*Material provided*:

--------

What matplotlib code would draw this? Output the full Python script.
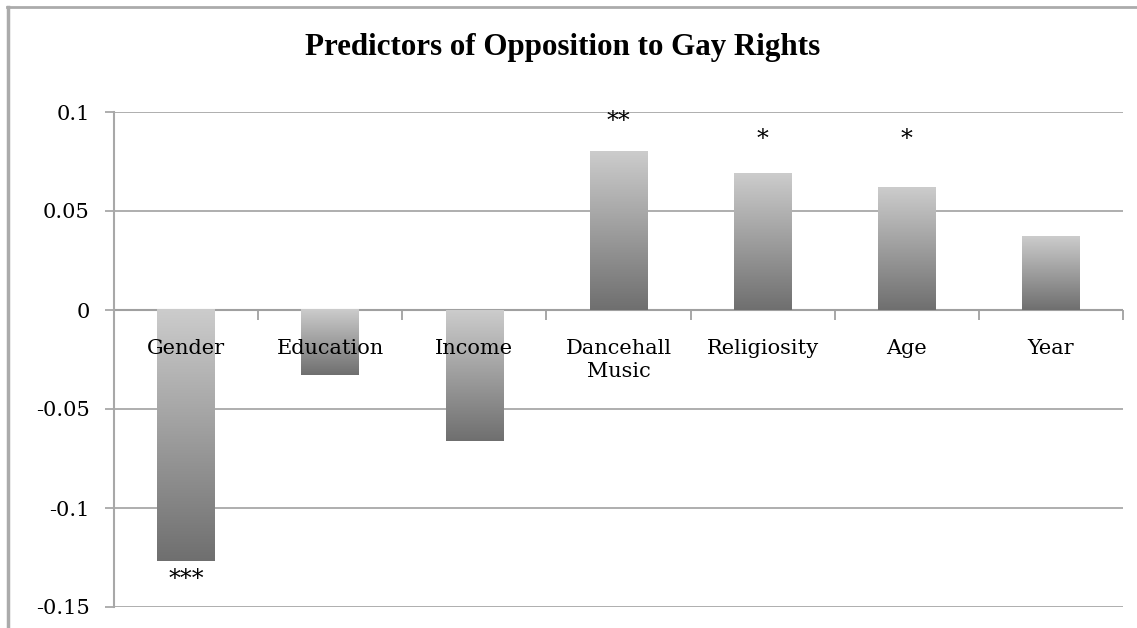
import numpy as np
import matplotlib
matplotlib.use('Agg')
import matplotlib.pyplot as plt
from matplotlib.colors import LinearSegmentedColormap
from matplotlib.lines import Line2D

categories = ['Gender', 'Education', 'Income', 'Dancehall\nMusic', 'Religiosity', 'Age', 'Year']
values = [-0.127, -0.033, -0.066, 0.080, 0.069, 0.062, 0.037]
stars = ['***', '', '', '**', '*', '*', '']
star_y = [-0.136, None, None, 0.095, 0.086, 0.086, None]
yticks = [-0.15, -0.1, -0.05, 0, 0.05, 0.1]
ytick_labels = ['-0.15', '-0.1', '-0.05', '0', '0.05', '0.1']
title = 'Predictors of Opposition to Gay Rights'

serif = ['DejaVu Serif']
title_font = ['Liberation Serif', 'DejaVu Serif']
grid_col = '#a8a8a8'

fig = plt.figure(figsize=(11.37, 6.28), dpi=100)
ax = fig.add_axes([114 / 1137, 21 / 628, (1123 - 114) / 1137, (607 - 112) / 628])

x = np.arange(len(categories))
bars = ax.bar(x, values, width=0.4, color='none', edgecolor='none', zorder=3)
cmap = LinearSegmentedColormap.from_list('g', ['#cccccc', '#6f6f6f'])
grad = np.linspace(0, 1, 256).reshape(-1, 1)
for b in bars:
    x0, w = b.get_x(), b.get_width()
    y0, h = b.get_y(), b.get_height()
    lo, hi = min(y0, y0 + h), max(y0, y0 + h)
    ax.imshow(grad, cmap=cmap, extent=[x0, x0 + w, lo, hi], origin='upper',
              aspect='auto', zorder=3, interpolation='bilinear')

ax.set_xlim(-0.5, len(categories) - 0.5)
ax.set_ylim(-0.15, 0.1)
ax.set_yticks(yticks)
ax.set_yticklabels(ytick_labels, fontsize=15, family=serif)
ax.tick_params(axis='y', length=6.5, width=1.3, color=grid_col, pad=11)
ax.set_xticks([])
ax.yaxis.grid(True, color=grid_col, lw=1.3)
ax.set_axisbelow(True)
for s in ['top', 'right', 'bottom']:
    ax.spines[s].set_visible(False)
ax.spines['left'].set_color(grid_col)
ax.spines['left'].set_linewidth(1.5)

ax.axhline(0, color='#a0a0a0', lw=1.5, zorder=2)
bounds = np.arange(len(categories)) + 0.5
ax.plot(bounds, np.zeros_like(bounds), linestyle='none', marker=3, markersize=7,
        mew=1.3, color='#a0a0a0', clip_on=False, zorder=2)

for xi, cat in zip(x, categories):
    ax.annotate(cat, xy=(xi, 0), xytext=(0, -21), textcoords='offset points',
                ha='center', va='top', fontsize=15, family=serif, linespacing=1.25)

for xi, s, sy in zip(x, stars, star_y):
    if s:
        ax.text(xi, sy, s, ha='center', va='center', fontsize=17, family=serif)

fig.text(563 / 1137, 1 - 47 / 628, title, ha='center', va='center', fontsize=22.3,
         fontweight='bold', family=title_font)

fig.add_artist(Line2D([7 / 1137, 1], [1 - 7 / 628] * 2, transform=fig.transFigure,
                      color='#ababab', lw=2))
fig.add_artist(Line2D([8 / 1137] * 2, [0, 1 - 7 / 628], transform=fig.transFigure,
                      color='#ababab', lw=2.5))

fig.savefig('out.png', dpi=100)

--------

*Goal*:
Pictures stay out. Print the data exactly, from its first line through the line containing "from matplotlib.lines import Line2D".

*Completed exercise*:
What matplotlib code would draw this? Output the full Python script.
import numpy as np
import matplotlib
matplotlib.use('Agg')
import matplotlib.pyplot as plt
from matplotlib.colors import LinearSegmentedColormap
from matplotlib.lines import Line2D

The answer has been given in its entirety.